START MATERIAL SHOWN
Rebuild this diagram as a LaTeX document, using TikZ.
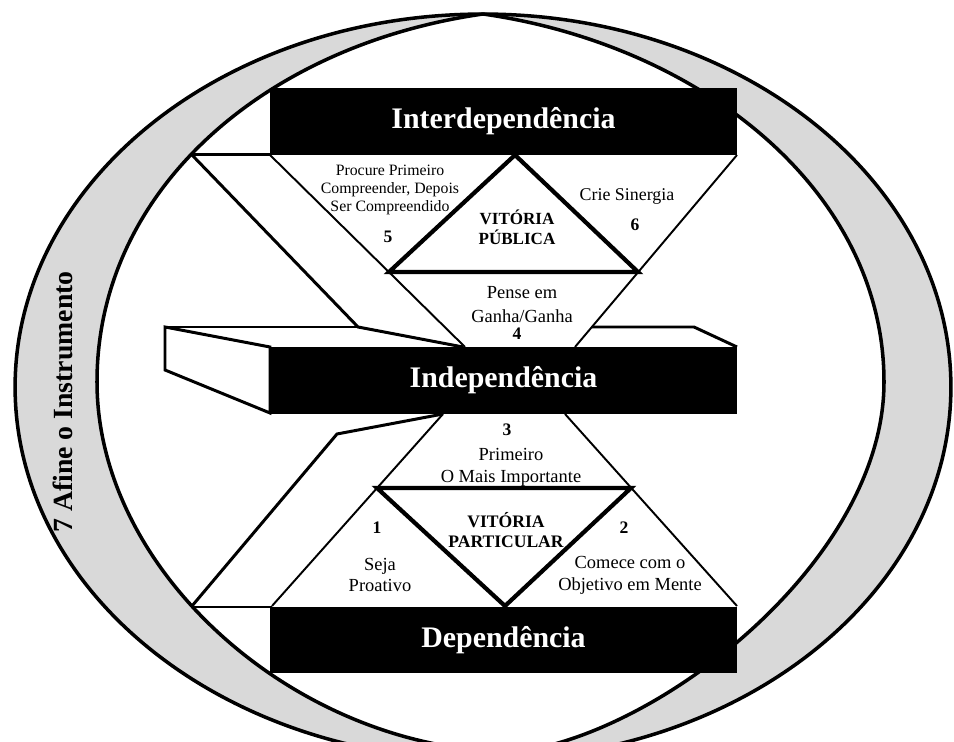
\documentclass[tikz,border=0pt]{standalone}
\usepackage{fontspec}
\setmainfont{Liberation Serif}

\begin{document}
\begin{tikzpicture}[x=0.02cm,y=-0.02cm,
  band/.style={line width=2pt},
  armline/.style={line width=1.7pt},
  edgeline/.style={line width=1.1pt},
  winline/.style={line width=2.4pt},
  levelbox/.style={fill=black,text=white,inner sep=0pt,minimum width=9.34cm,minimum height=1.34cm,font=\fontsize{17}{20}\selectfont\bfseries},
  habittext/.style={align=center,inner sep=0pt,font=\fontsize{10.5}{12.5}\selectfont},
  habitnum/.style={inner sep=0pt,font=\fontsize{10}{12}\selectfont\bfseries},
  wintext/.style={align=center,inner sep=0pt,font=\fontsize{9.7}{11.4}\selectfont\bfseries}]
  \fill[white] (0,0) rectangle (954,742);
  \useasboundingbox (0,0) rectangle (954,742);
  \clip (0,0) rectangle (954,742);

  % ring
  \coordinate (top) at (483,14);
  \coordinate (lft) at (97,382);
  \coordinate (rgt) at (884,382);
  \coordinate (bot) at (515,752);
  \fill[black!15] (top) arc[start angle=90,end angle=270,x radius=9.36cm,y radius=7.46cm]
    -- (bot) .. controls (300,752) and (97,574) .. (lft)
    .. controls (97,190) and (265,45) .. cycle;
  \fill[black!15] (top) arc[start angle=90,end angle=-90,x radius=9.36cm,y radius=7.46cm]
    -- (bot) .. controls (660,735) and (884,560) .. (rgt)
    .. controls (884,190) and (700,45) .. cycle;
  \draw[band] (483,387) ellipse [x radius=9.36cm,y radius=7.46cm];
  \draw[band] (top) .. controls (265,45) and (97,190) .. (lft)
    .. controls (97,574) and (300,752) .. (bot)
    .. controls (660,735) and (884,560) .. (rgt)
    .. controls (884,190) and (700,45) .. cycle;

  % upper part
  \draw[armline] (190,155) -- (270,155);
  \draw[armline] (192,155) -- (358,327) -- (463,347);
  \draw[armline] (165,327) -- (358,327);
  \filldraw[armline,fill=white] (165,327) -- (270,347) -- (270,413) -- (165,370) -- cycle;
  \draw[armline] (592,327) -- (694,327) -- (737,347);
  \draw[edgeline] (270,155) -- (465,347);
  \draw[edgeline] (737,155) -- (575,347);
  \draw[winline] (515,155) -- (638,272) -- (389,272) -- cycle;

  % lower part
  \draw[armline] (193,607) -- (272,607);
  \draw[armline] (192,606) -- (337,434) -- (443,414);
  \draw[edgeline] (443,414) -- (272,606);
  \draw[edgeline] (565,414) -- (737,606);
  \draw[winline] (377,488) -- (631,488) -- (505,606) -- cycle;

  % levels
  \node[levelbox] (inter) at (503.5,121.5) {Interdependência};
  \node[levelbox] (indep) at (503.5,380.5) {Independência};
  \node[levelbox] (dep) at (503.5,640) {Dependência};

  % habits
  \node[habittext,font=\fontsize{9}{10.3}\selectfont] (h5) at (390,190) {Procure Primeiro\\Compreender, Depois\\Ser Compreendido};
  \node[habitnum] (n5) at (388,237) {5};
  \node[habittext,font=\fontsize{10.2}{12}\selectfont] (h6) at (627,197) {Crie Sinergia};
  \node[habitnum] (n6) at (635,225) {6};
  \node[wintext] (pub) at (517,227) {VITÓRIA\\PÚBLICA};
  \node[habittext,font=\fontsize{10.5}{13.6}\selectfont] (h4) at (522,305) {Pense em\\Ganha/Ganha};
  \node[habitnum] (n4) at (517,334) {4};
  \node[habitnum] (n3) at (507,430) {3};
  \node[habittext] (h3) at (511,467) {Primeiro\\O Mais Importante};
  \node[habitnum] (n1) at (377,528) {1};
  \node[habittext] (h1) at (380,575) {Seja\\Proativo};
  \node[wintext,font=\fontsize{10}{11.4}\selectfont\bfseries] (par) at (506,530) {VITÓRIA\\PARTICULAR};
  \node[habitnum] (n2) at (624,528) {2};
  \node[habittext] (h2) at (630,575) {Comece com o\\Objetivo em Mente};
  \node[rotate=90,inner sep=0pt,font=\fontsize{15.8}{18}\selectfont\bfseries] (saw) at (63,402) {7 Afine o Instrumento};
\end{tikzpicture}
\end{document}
END MATERIAL SHOWN
START MATERIAL SHOWN
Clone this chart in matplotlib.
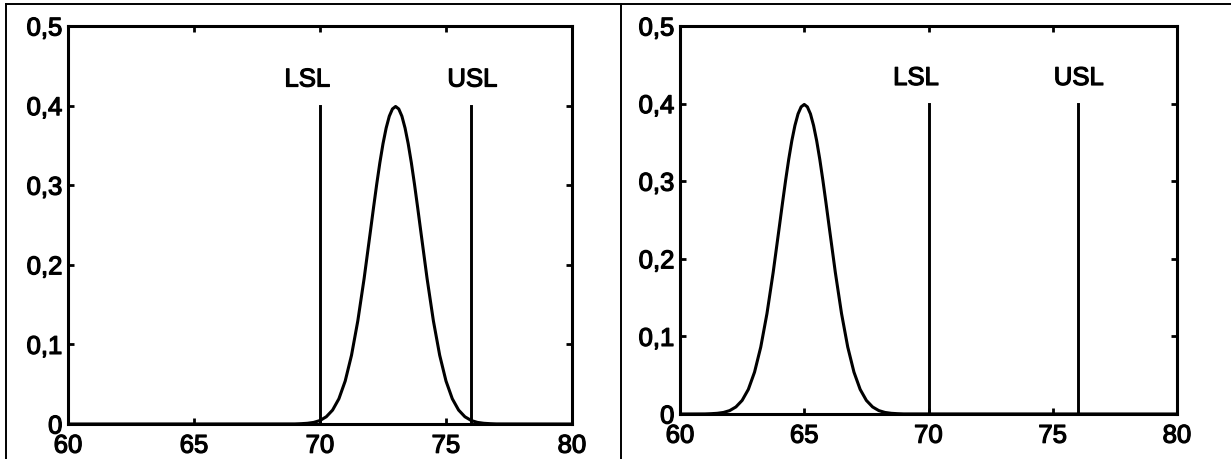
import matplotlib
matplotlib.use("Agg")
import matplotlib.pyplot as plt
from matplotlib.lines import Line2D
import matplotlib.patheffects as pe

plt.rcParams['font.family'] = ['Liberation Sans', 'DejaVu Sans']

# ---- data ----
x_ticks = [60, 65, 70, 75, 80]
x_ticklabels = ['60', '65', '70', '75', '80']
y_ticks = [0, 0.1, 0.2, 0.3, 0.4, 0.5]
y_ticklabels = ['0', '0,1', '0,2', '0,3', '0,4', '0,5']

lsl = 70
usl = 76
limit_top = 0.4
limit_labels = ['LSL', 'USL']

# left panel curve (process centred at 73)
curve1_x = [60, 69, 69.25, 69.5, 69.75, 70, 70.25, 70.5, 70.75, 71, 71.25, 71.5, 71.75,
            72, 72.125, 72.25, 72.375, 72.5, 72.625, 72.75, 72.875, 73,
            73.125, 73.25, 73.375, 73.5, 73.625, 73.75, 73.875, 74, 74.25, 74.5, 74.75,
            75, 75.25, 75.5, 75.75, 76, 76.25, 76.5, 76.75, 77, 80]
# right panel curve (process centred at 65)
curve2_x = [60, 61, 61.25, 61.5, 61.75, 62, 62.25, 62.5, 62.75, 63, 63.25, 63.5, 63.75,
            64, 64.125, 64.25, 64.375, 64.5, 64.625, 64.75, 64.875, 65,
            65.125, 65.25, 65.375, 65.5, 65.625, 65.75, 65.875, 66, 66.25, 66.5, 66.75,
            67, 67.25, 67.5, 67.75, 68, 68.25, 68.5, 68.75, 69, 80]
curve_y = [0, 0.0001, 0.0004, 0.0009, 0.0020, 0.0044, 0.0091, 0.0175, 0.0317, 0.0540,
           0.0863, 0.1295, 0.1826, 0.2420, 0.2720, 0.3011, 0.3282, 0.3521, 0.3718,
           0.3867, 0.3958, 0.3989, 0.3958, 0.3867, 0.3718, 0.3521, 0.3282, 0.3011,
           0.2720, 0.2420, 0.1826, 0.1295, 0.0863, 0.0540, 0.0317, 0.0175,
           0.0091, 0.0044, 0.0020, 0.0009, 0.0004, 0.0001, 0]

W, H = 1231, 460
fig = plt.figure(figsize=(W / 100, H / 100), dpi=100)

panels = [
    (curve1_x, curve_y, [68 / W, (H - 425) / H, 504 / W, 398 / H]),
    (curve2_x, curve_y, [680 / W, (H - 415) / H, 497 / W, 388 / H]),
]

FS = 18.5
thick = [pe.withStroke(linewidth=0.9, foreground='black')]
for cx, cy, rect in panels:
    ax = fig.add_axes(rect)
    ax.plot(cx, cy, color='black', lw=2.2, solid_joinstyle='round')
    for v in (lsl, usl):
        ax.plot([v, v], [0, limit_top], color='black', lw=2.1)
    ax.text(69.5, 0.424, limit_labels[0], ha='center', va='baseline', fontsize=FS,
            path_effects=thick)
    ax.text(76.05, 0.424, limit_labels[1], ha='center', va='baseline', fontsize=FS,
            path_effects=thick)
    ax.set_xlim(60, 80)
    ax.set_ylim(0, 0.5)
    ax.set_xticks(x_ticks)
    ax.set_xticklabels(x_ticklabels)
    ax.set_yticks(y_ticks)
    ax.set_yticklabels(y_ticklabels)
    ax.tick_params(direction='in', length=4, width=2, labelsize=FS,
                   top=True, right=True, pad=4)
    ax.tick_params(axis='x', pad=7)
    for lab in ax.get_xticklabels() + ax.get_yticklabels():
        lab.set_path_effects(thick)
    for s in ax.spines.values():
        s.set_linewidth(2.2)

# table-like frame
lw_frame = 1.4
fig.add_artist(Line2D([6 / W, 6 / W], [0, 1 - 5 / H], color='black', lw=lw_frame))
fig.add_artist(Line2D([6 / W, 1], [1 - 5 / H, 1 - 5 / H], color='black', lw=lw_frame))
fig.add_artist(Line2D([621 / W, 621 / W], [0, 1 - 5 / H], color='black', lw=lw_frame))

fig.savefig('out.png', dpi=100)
END MATERIAL SHOWN
START MATERIAL SHOWN
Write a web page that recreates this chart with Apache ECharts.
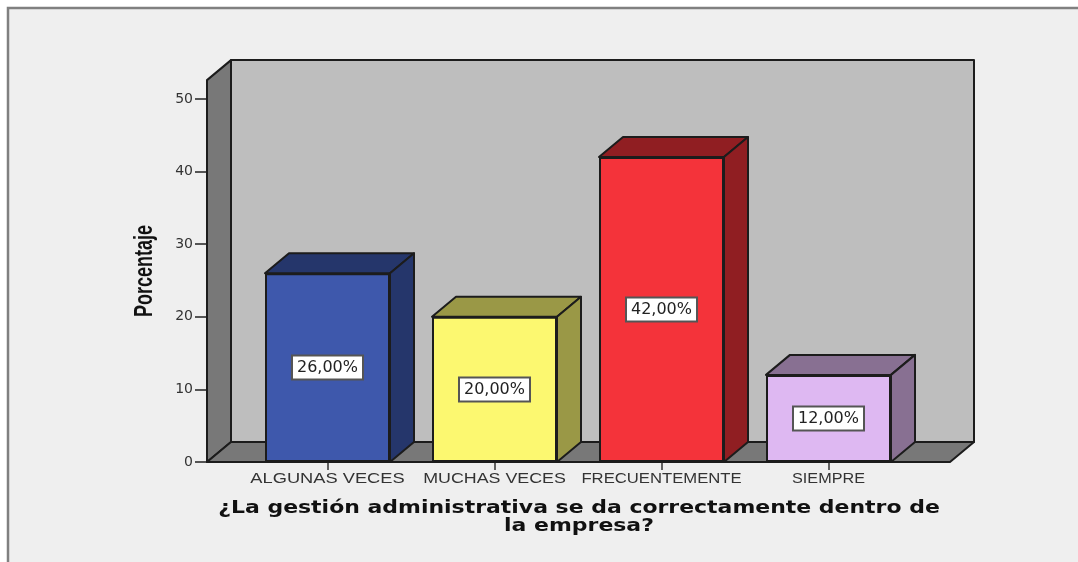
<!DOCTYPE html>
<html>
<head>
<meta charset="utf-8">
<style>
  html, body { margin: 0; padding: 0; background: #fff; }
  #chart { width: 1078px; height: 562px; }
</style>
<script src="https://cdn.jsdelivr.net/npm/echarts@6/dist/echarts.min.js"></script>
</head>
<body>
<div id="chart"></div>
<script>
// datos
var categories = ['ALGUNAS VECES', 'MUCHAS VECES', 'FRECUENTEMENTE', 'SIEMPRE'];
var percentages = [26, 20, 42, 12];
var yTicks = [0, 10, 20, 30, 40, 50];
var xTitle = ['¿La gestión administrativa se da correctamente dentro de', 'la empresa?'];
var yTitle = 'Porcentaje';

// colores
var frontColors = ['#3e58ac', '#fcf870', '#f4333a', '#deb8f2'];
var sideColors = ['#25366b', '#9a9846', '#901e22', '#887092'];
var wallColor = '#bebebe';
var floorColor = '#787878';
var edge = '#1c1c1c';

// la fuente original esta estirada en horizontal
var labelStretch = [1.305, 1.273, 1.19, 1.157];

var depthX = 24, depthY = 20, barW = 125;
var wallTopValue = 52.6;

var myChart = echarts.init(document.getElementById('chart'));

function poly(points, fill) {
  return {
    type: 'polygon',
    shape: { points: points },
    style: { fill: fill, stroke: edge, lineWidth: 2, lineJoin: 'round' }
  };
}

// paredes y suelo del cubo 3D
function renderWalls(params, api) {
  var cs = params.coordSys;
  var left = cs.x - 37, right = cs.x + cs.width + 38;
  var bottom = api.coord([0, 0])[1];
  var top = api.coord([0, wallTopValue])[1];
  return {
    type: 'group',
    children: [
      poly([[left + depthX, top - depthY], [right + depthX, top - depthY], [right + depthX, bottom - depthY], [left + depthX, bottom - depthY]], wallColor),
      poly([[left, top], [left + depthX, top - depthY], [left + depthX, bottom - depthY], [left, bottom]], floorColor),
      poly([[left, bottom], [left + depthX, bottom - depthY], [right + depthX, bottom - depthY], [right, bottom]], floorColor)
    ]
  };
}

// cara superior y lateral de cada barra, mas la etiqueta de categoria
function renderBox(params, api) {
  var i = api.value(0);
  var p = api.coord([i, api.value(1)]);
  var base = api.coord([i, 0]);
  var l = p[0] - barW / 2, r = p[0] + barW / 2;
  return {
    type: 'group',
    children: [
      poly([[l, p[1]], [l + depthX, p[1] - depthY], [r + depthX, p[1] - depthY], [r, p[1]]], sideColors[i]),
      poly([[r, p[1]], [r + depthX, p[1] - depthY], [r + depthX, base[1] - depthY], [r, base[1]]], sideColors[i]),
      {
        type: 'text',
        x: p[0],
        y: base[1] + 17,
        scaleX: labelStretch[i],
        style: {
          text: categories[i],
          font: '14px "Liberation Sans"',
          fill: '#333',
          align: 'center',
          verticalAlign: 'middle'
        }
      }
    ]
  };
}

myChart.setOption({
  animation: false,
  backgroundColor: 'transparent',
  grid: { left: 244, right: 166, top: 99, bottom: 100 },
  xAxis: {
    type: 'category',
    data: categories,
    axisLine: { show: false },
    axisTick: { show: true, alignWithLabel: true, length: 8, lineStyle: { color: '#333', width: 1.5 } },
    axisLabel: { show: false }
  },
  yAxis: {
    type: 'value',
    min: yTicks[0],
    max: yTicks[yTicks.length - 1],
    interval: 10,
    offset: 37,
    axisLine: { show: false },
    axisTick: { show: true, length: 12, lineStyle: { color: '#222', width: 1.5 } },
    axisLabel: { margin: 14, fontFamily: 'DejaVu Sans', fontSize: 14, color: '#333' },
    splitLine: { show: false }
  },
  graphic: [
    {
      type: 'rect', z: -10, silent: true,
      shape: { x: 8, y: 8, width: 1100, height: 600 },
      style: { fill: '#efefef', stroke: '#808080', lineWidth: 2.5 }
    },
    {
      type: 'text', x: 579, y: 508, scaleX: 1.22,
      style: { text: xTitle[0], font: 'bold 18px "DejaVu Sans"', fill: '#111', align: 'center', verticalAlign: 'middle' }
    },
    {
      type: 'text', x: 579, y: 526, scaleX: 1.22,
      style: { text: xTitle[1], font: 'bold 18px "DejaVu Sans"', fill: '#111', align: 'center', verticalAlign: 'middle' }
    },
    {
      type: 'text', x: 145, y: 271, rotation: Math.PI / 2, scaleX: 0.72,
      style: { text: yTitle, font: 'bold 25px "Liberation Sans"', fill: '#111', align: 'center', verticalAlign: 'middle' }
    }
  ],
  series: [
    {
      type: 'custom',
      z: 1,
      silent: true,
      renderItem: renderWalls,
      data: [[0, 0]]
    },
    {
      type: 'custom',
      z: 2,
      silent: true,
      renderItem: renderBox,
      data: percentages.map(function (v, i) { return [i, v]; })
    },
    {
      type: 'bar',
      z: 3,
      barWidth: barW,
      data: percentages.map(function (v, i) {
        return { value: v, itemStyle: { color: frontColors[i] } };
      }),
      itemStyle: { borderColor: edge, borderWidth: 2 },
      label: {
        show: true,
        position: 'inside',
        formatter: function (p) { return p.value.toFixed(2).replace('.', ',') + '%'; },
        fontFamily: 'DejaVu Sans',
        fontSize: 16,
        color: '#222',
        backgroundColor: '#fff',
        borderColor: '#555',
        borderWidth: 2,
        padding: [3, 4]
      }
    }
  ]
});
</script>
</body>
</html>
END MATERIAL SHOWN
● **EXERCISE DIRECTIONS**
Out of the records above, set down only the lines from the one that contains "Clone this chart in matplotlib." through the one that contains "limit_labels = ['LSL', 'USL']", unchanged and without the pictures.

● **RIGHT ANSWER**
Clone this chart in matplotlib.
import matplotlib
matplotlib.use("Agg")
import matplotlib.pyplot as plt
from matplotlib.lines import Line2D
import matplotlib.patheffects as pe

plt.rcParams['font.family'] = ['Liberation Sans', 'DejaVu Sans']

# ---- data ----
x_ticks = [60, 65, 70, 75, 80]
x_ticklabels = ['60', '65', '70', '75', '80']
y_ticks = [0, 0.1, 0.2, 0.3, 0.4, 0.5]
y_ticklabels = ['0', '0,1', '0,2', '0,3', '0,4', '0,5']

lsl = 70
usl = 76
limit_top = 0.4
limit_labels = ['LSL', 'USL']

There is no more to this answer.